Can we do any better than AIC? Yes, in fact! For small data sets, a better measure is AICc, which adds a correction term that scales like 1/N.

So to summarize everything in a few sentences:

  1. DKL is a measure of how far your model of reality is from the truth.
  2. DKL cannot be calculated without prior knowledge of the truth.
  3. However, we can use data to approximate DKL, by calculating log loss.
  4. Unfortunately, if we are also using the data to update our beliefs, log loss is a biased estimator of DKL.
  5. We can approximate the bias and negate it using the Akaike information criterion, AIC.
  6. An even better approximation for small data sets is AICc.

More model selection visualizations

I added cross validation to my model selection program, and ooh boy do I now understand why people want to find more efficient alternatives.
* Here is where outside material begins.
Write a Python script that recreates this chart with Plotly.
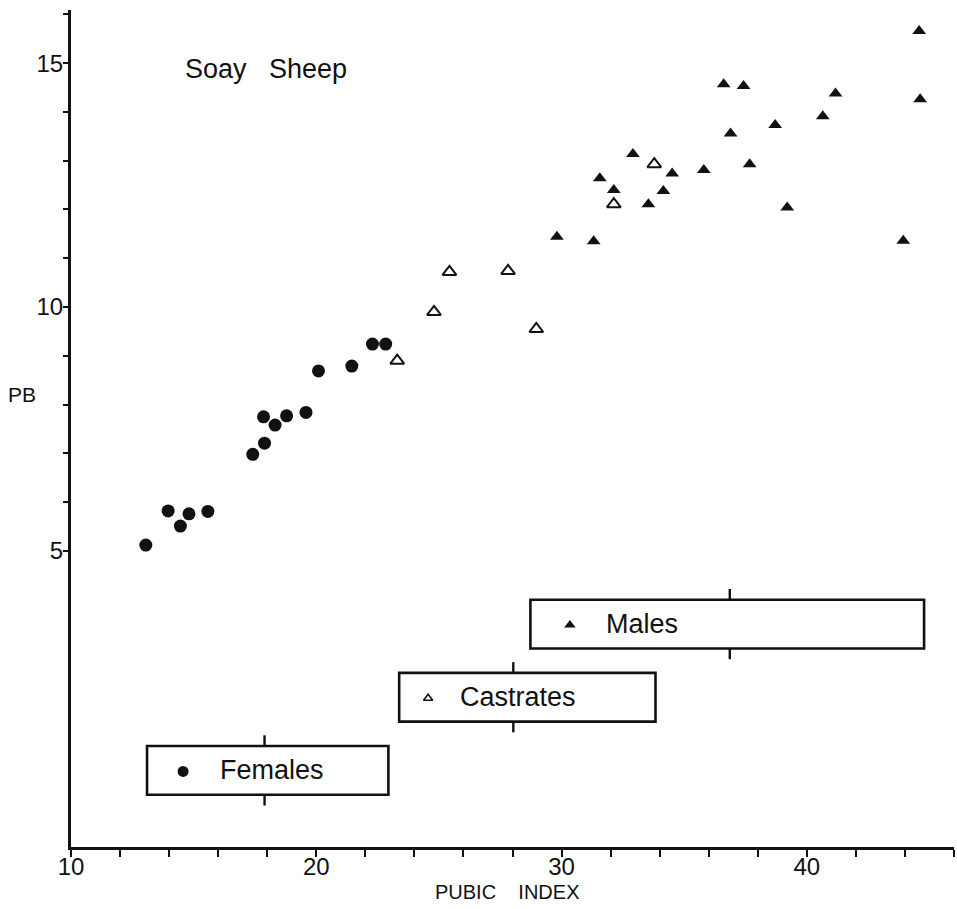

Reliable CV calculations end up making the program run orders of magnitude slower, as they require re-fitting the curve for every partition of your data and this is the most resource-intensive part of the process. While it’s beautiful in theory, this is a major set-back in practice.

For a bunch of different true distributions I tried, I found that CV pretty much always lines up with all of the other methods, just with a more “jagged” curve and a steeper complexity penalty. This similarity looks like a score for the other methods, assuming that CV does a good job of measuring predictive power. (And for those interested in the technical details, the cross validation procedure implemented here is leave-one-out CV)

I also added an explicit calculation of DKL, which should help to give some idea of a benchmark against which we can measure all of these methods. Anyway, I have some more images!

True curve = e-x/3 – ex/3

N = 100 data points


N = 100 data points, zoomed in a bit


For smaller data sets, you can see that AICc tracks DKL much more closely than any other technique (which is of course the entire purpose of AICc).

N = 25


N = 25, zoomed


N = 25, super zoom


Interestingly, you start to see BIC really suffering relative to the other methods, beginning to overfit the data. This is counterintuitive; BIC is supposed to be the method that penalizes complexity excessively and underfits the data. Relevant is that in this program, I use the form of BIC that doesn’t approximate for large N.

BICsmall N = k log(N/2π) – 2L
BICordinary = k log(N) – 2L

When I use the approximation instead, the problem disappears. Of course, this is not too great a solution; why should the large N approximation be necessary for fixing BIC specifically when N is small?

 (Edit: after many more runs, it’s looking more like it may have just been a random accident that BIC overfit in the first few runs)

Just for the heck of it, I also decided to torture my polynomials a little bit by making them try to fit the function 1/x. I got dismal results no matter how I tried to tweak the hyper-parameters, which is, well, pretty much what I expected (1/x has no Taylor expansion around 0, for one thing).

More surprisingly, I tried fitting a simple Gaussian curve and again got fairly bad results. The methods disagreed with one another a lot of the time (although weirdly, AICc and BIC seemed to generally be in agreement), and gave curves that were overfitting the data a bit. The part that seems hardest for a polynomial to nail down is the flattened ends of the Gaussian curve.

True curve = 40 exp(-x2/2), N = 100 data points


And zoomed in…


If the jaggedness of the cross validation score is not purely an artifact of random fluctuations in the data, I don’t really get it. Why should, for example, a 27-parameter model roughly equal a 25-parameter model in predictive power, but a 26-parameter model be significantly worse than both?